▸ **Recorded data**
----

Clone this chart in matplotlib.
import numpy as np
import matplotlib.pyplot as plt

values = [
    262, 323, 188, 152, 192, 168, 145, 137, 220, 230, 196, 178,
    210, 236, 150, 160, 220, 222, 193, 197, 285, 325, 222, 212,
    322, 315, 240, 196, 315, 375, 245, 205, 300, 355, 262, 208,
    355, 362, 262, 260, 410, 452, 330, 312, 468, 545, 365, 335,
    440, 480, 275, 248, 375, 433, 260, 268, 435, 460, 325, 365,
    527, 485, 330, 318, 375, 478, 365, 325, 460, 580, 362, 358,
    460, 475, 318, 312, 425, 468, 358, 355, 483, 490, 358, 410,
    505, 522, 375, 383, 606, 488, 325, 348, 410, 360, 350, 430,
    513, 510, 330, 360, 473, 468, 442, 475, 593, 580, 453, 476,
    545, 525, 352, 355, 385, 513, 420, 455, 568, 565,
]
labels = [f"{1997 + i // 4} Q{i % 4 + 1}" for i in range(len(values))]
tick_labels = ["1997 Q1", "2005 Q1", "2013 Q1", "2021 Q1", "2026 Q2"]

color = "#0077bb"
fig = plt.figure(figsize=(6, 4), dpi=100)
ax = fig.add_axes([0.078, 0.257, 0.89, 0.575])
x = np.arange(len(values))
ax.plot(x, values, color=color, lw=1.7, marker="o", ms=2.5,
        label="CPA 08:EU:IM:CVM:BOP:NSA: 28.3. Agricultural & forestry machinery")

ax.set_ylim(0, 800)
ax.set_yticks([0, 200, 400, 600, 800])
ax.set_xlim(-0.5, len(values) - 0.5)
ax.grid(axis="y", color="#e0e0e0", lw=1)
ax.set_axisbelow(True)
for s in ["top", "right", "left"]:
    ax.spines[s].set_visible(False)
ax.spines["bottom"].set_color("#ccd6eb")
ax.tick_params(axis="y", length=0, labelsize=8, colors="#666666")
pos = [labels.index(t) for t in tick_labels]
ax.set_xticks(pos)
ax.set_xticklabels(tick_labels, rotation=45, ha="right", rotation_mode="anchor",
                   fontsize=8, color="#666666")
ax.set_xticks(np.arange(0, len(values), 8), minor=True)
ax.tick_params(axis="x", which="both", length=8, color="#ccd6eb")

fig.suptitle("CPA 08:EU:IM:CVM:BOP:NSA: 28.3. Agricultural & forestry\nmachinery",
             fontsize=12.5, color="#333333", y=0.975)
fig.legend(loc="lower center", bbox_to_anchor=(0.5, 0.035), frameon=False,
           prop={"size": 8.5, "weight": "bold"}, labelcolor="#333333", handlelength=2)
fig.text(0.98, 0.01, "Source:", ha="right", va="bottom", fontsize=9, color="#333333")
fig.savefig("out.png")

----

▸ **Task statement**
Write out exactly the lines from the start of the material through the line with "import matplotlib.pyplot as plt". No other output is expected.

▸ **Complete output**
Clone this chart in matplotlib.
import numpy as np
import matplotlib.pyplot as plt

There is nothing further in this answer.